This week in the scriptures of Daily Mass we’ve been hearing in the first reading from the Old Testament book of Kings about Elijah the prophet. If you ever questioned God’s providence before; then the incredibly timely messages these scriptures have been speaking to us should be causing us to revisit those doubts. Today Elijah’s confronting the culture of the time – calling them out once and for all – how long will you straddle the issue? If the Lord is God follow Him; if Baal follow him.
The people Elijah was speaking too had been enduing a tremendous drought – the result of their breaking the covenant with God – the people not being faithful by keeping the commandments. In the midst of the drought, rather than repenting, rather than recognizing how sinful, how wayward they had gotten, they went to a pagan “god” – a “god” made up by the people, made in their image (rather than the Lord God who made us in His own image) “Baal” was considered a “storm god”- understood to favor the wealthy and powerful. Sin, greed, injustice are all hallmarks of the followers of baal. So Elijah calls them out – do you want to keep being unfaithful, do you want to keep being wayward, do you want to keep forgetting who you are and whose you are? How long will you straddle the issue – make a decision, who it is you’re following.

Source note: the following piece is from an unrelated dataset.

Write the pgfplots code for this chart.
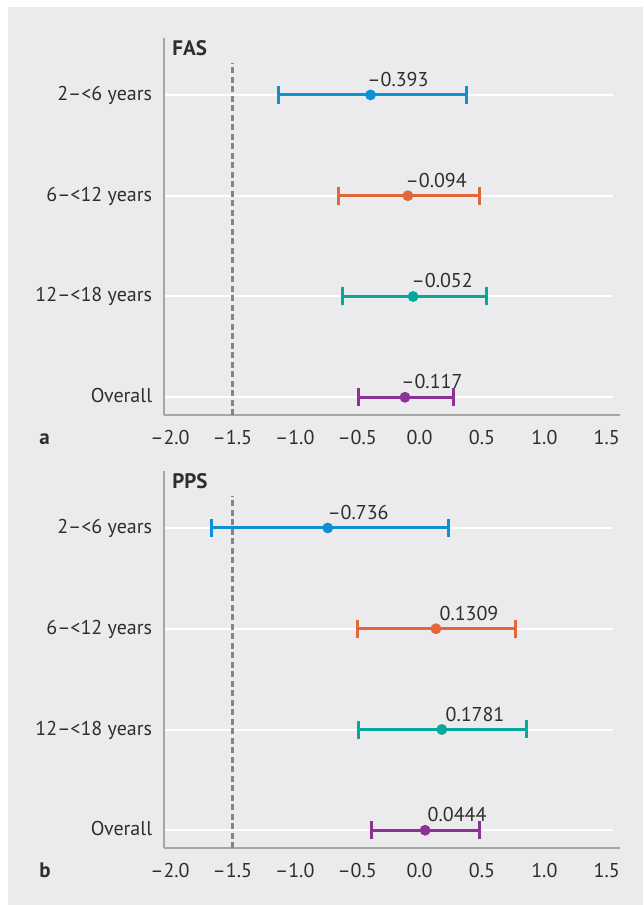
\documentclass[border=0pt]{standalone}
\usepackage{fontspec}
\setmainfont{PT Sans}
\usepackage{pgfplots}
\usepackage{pgfplotstable}
\pgfplotsset{compat=1.18}

\definecolor{bg}{HTML}{EBEBED}
\definecolor{axgray}{HTML}{A6A6A6}
\definecolor{dashgray}{HTML}{858585}
\definecolor{txt}{HTML}{2E2E2E}
\definecolor{c0}{HTML}{0E8FD6}
\definecolor{c1}{HTML}{E2673B}
\definecolor{c2}{HTML}{03A99B}
\definecolor{c3}{HTML}{8C3294}

% row y, estimate x, lower, upper, label text, label shift (pt)
\pgfplotstableread{
y x lo hi lab dx
4 -0.393 -1.128 0.374 –0.393 -1.75
3 -0.094 -0.649 0.478 –0.094 -1.3
2 -0.052 -0.621 0.539 –0.052 -0.9
1 -0.117 -0.488 0.272 –0.117 -2.0
}\fas

\pgfplotstableread{
y x lo hi lab dx
4 -0.736 -1.664 0.232 –0.736 -0.3
3 0.1309 -0.497 0.771 0.1309 1.65
2 0.1781 -0.488 0.854 0.1781 1.7
1 0.0444 -0.387 0.480 0.0444 1.1
}\pps

\pgfplotsset{
  forest/.style={
    scale only axis, width=228pt, height=188.5pt,
    xmin=-2.048, xmax=1.606, ymin=0.824, ymax=4.565,
    axis x line=bottom, axis y line=left,
    axis line style={draw=axgray, line width=1.2pt, -},
    major tick length=0pt,
    xtick={-2,-1.5,-1,-0.5,0,0.5,1,1.5},
    xticklabels={–2.0,–1.5,–1.0,–0.5,0.0,0.5,1.0,1.5},
    ytick={1,2,3,4},
    yticklabels={Overall,12–<18 years,6–<12 years,2–<6 years},
    tick label style={font=\fontsize{10}{12}\selectfont, text=txt},
    xticklabel style={anchor=base, inner sep=0pt, yshift=-14.5pt},
    yticklabel style={anchor=base east, inner sep=0pt, xshift=-5.75pt, yshift=-2.75pt},
    clip=false,
  },
}

\newcommand{\panel}[2]{%
  \pgfplotsinvokeforeach{1,...,4}{%
    \addplot[white, line width=1pt, forget plot] coordinates {(-2.04,##1) (1.55,##1)};}
  \addplot[dashgray, dash pattern=on 3pt off 1.75pt, line width=1.3pt, forget plot]
    coordinates {(-1.5,0.824) (-1.5,4.317)};
  \pgfplotsinvokeforeach{0,...,3}{%
    \addplot[color=c##1, only marks, mark=*, mark size=2.5pt,
      nodes near coords, point meta=explicit symbolic,
      visualization depends on={\thisrow{dx} \as \dx},
      every node near coord/.append style={anchor=base west, inner sep=0pt,
        xshift=\dx pt, yshift=4.25pt, text=txt, font=\fontsize{10}{12}\selectfont},
      restrict expr to domain={\coordindex}{##1:##1},
      error bars/.cd, x dir=both, x explicit, error mark=|,
      error bar style={line width=1.5pt},
      error mark options={line width=1.5pt, mark size=4.5pt}]
    table[x=x, y=y, meta=lab,
      x error plus expr=\thisrow{hi}-\thisrow{x},
      x error minus expr=\thisrow{x}-\thisrow{lo}] {#1};}
  \node[anchor=base west, inner sep=0pt, text=txt,
    font=\bfseries\fontsize{10.5}{12}\selectfont, xshift=4pt, yshift=-8.5pt]
    at (rel axis cs:0,1) {#2};
}

\begin{document}
\begin{tikzpicture}
\fill[white] (0,0) rectangle (321.5pt,-452.5pt);
\fill[bg] (4pt,-3.5pt) rectangle (321.5pt,-452.5pt);

\begin{axis}[forest, at={(82pt,-207.5pt)}, anchor=south west]
\panel{\fas}{FAS}
\end{axis}

\begin{axis}[forest, at={(82pt,-424pt)}, anchor=south west]
\panel{\pps}{PPS}
\end{axis}

\node[anchor=base west, inner sep=0pt, text=txt, font=\bfseries\fontsize{10.5}{12}\selectfont]
  at (19.5pt,-222pt) {a};
\node[anchor=base west, inner sep=0pt, text=txt, font=\bfseries\fontsize{10.5}{12}\selectfont]
  at (19.5pt,-438.5pt) {b};
\end{tikzpicture}
\end{document}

In their silence, Elijah in dramatic fashion demonstrates the power, the authority of the Lord God Almighty, which results in the people finally making their decision, their choice to follow the Lord God.

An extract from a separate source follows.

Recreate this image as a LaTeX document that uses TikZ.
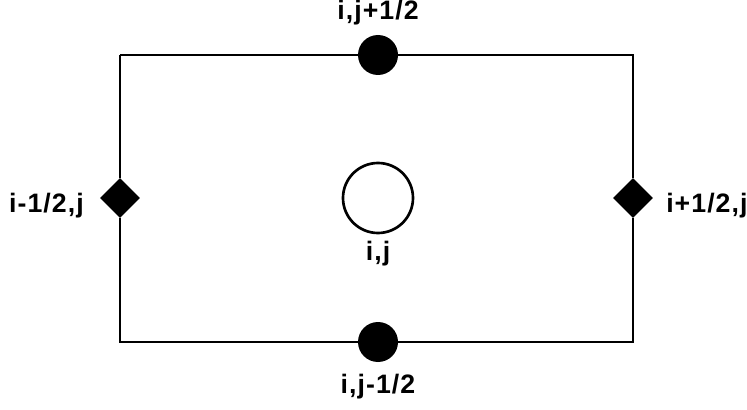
\documentclass[tikz,border=0pt]{standalone}
\usepackage{fontspec}
\setmainfont{Liberation Sans}
\usetikzlibrary{shapes.geometric, positioning}

\begin{document}
\begin{tikzpicture}[
    x=0.75pt, y=-0.75pt,
    edge/.style={line width=1.5pt},
    flux/.style={circle, fill=black, minimum size=30pt, inner sep=0pt},
    fluxd/.style={diamond, fill=black, minimum size=30pt, inner sep=0pt},
    cell/.style={draw, circle, line width=2pt, fill=white, minimum size=52.5pt, inner sep=0pt},
    lbl/.style={font=\bfseries\fontsize{20}{22}\selectfont\addfontfeature{LetterSpace=4}, inner sep=0pt}
]
\useasboundingbox (0,0) rectangle (747,410);

% corners of the cell
\coordinate (nw) at (120,55);
\coordinate (ne) at (633,55);
\coordinate (se) at (633,342);
\coordinate (sw) at (120,342);

\node[cell] (c) at (378,198) {};
\node[flux] (n) at (378,55) {};
\node[flux] (s) at (378,342) {};
\node[fluxd] (w) at (120,198) {};
\node[fluxd] (e) at (633,198) {};

\draw[edge] (nw) -- (n) -- (ne) -- (e) -- (se) -- (s) -- (sw) -- (w) -- (nw);

% labels of the points
\node[lbl, anchor=base] (nl) at (378,20) {i,j+1/2};
\node[lbl, anchor=base] (sl) at (378,393) {i,j-1/2};
\node[lbl, anchor=base] (cl) at (378,260) {i,j};
\node[lbl, anchor=base east] (wl) at (84,212) {i-1/2,j};
\node[lbl, anchor=base west] (el) at (666,212) {i+1/2,j};
\end{tikzpicture}
\end{document}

As followers of Jesus, people of the New Covenant, we hear Him speaking in the Gospel that He is the fulfillment of Elijah’s promises… He is the fulfillment of the entirety of the Old Testament and that has been established by His resurrection from the dead. There is no greater “feat” that can be accomplished after that. So we’re not to slaughter bulls, or come up with other tests for Him to accomplish. He has accomplished all that humanity could ever imagine in the resurrection…
But Elijah the prophet’s question is just as timely and important for us to ask – are we following our Trinitarian God, Father, Son and Holy Spirit or have we fallen under the spell of some other “god” of human origin? Particularly after this “drought” we’ve experienced of not being able to attend Mass for months – seeing the havoc of illness and civil strife, Elijah’s questioning of Who or What do we place our faith in is especially timely and important? Is it a religion of some secular ideology that breaks the human family pitting one group against another? Is it a pagan god with it’s own sinful prophets calling us to follow their calls and embrace sinful behaviors and redefining concepts like love or justice manipulating them into new forms and definitions of our own making
Or do we follow the Lord our God – Father Son and Holy Spirit, who has revealed Himself and who in the Eucharist makes himself intimately approachable and accessible to us to embrace and receive… who gives us “the way, the truth and the life” that we are to follow? It’s a question that every believer from Pope all the way down to each and every Catholic in the pew needs to answer and will be held accountable for.